Both projects will have access to an implementation support pathway equivalent to €5,000 worth of services, provided by Studio Shift in collaboration with KERNEL Studio Società Cooperativa. Fondazione Compagnia di San Paolo also reserves the possibility of providing further financial support for subsequent implementation phases.


Beyond Ideas: What Emerges and What Remains
This experience clearly shows that services for young people do not necessarily need to be radically new to be attractive; rather, they need to be rethought in terms of the ecosystem in which they operate and how they are made accessible.
The proposed ideas — even those not selected — addressed very specific issues: the fragmentation of information, the perceived distance between young people and companies, the difficulty of translating informal competencies into recognised value, and the need for relational tools that engage before guiding. In this sense, the festival functioned as a true research and observation field, addressing key questions such as: where do pathways break today? Where does the gap between opportunities and young people emerge? Which transitions need to be reconsidered?

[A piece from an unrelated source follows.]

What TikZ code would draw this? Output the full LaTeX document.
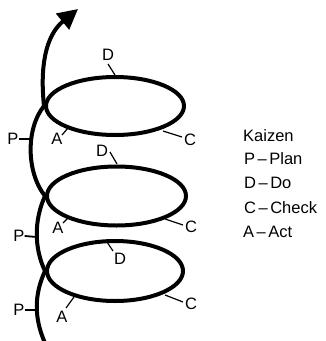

Dialogue between different skills and generations broadened the interpretation of the theme, challenging implicit representations of work such as the idea that stability is the only desirable goal, the fear of risk, the management of error and the relationship between individual expectations and the real opportunities offered by the territory. This was not a theoretical debate, but rather a practical confrontation that forced the proposals to be evaluated against diverse perspectives and shared responsibilities.
The outcome is not only the projects themselves, but also a new way of working: designing with and for networks, involving both service providers and users.
The support pathway now beginning for NEMO and JOBX represents the continuation of this process, as well as the challenge of testing the robustness of the emerging proposals and their capacity to generate relationships between young people, companies and local territories in real contexts.